The chefs always enlighten and inspire us—and now they're teaching us new things, too.
There are few things more delightful than cookbooks, especially when they have lavish pictures, easy-to-follow recipes, rich culinary histories, and make you ravenous for whatever dish you are reading about. But when the cooks are thoughtful and generous enough to include little tips and secrets that they have learned over the years, those works are truly a blessing. Here are 10-such books for your happy and delectable reading!
from the National Museum of African American History and Culture
In 2016, the Sweet Home Cafe opened in the National Museum of African American History and Culture, in Washington, D.C. The book is a heartfelt and stomach-rumbling tour of African American culinary history through 109 recipes, ranging from Waffles and Fried Green Tomatoes to Yams and Chocolate Chess Pie. The book is blessed with lots and lots of pictures.
Tip #1: For potato salads, use "preferably Duke's" mayonnaise. (We knew this one, of course. We just like to see others agree with us.)

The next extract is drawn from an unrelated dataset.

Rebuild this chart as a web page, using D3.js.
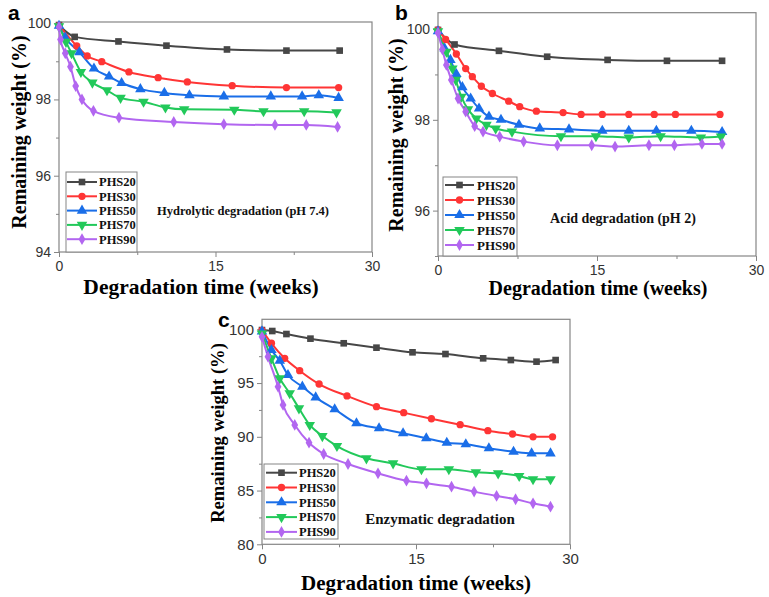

Tip #2: With the Candied Sweet Potatoes, "gently stir the potatoes two or three times during the cooking process to help thicken the glaze."
by John Currence
Currence, who won the James Beard award in 2009 for best Southern Chef, has a string of restaurants, including the successful Big Bad Breakfasts in cities like Charleston, South Carolina and in his hometown of Oxford, Mississippi, among others. This book, with its huge and colorful pictures (have Honey Buns and Summer Vegetable Quiche ever looked so decadent!?) puts breakfast where it's supposed to be—"revered, respected, and adored."
Tip #1: When it comes to making eggs, use "clarified butter if you want to avoid sticking."

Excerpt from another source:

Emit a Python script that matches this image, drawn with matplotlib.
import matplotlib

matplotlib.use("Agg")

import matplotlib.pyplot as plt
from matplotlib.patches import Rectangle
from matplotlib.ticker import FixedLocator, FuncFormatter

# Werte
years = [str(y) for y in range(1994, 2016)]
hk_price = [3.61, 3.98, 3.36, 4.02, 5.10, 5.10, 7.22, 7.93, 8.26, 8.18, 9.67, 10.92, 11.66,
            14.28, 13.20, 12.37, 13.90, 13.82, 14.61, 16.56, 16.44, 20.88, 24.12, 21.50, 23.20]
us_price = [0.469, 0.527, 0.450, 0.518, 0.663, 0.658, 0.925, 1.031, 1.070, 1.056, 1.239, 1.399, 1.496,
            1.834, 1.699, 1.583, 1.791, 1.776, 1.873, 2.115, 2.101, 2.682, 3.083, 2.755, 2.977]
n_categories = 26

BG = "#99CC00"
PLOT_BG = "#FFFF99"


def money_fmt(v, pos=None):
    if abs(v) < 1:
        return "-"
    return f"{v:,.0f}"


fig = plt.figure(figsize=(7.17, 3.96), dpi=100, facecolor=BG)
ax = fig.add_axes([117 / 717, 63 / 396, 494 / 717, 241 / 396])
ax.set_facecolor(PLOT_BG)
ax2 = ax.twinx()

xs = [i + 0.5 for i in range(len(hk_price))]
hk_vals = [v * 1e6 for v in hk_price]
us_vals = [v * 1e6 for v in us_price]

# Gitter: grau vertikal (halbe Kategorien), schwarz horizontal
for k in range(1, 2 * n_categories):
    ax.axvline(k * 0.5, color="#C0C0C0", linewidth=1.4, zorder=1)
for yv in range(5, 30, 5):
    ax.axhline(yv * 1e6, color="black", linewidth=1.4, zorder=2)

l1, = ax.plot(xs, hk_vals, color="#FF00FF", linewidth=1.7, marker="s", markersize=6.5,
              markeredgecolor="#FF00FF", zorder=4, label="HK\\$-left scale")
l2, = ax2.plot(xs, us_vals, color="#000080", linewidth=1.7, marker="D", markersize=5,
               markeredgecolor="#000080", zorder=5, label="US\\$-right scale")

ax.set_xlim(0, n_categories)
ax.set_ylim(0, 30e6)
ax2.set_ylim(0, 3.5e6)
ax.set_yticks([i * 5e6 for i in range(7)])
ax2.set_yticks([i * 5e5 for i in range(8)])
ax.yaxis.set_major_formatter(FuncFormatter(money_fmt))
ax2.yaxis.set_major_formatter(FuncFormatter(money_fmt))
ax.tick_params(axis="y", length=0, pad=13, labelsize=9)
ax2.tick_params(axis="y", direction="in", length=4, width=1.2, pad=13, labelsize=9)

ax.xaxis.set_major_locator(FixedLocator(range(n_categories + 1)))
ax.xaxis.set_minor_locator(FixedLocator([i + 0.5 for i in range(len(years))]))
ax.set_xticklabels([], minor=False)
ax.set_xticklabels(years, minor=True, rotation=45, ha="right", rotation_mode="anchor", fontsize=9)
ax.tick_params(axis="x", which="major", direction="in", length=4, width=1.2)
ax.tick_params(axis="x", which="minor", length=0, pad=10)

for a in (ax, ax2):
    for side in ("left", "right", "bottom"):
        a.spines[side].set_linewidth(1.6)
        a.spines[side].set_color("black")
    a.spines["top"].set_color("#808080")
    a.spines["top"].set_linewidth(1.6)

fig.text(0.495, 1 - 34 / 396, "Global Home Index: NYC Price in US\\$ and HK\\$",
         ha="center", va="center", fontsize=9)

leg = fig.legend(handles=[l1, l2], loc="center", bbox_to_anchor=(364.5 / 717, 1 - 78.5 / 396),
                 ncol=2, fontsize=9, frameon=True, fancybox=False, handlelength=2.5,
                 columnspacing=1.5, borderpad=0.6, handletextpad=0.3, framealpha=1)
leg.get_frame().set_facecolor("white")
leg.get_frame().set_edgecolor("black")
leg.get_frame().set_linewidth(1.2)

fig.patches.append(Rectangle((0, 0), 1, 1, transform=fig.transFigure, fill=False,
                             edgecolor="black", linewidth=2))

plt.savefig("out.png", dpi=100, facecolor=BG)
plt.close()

Tip #2: "Pepperidge Farm Multigrain makes a really nice French toast."
by Jocelyn Delk Adams
Inspired by her Mississippi grandmother affectionately known as "big mama" Maggie, Adams gives us a treasure-tome of decadent desserts and ambrosial recipes, such as Old-Fashioned Butter Pound Cake and the heavenly-sounding Gooey-Gooey Cake. The author aptly manages to give her grandmother's cherished desserts a contemporary spin, while preserving the most important ingredients.
Tip #1: When is butter properly at room-temperature? "Your butter should be soft enough for your thumb to leave an indent when you lightly press."
Tip #2: For layer cakes, "I usually spray the pan, line the bottom with parchment paper, and then also spray the paper to ensure that everything pops out perfectly."
by Asha Gomez
This Atlanta-based chef brings a duo of Souths to her dishes: the American South and Southern India. Her Gorgonzola Three-Potato Gratin, Three-Mushroom Bok Choy Stir Fry, and the silkenly pictured Sticky Pandan and Date-Toffee Pudding Care are just just a trio of sumptuous examples of her perfect melding of two, rich culinary traditions. Asha also works as a Global Ambassador for CARE, specifically in the area of food insecurity.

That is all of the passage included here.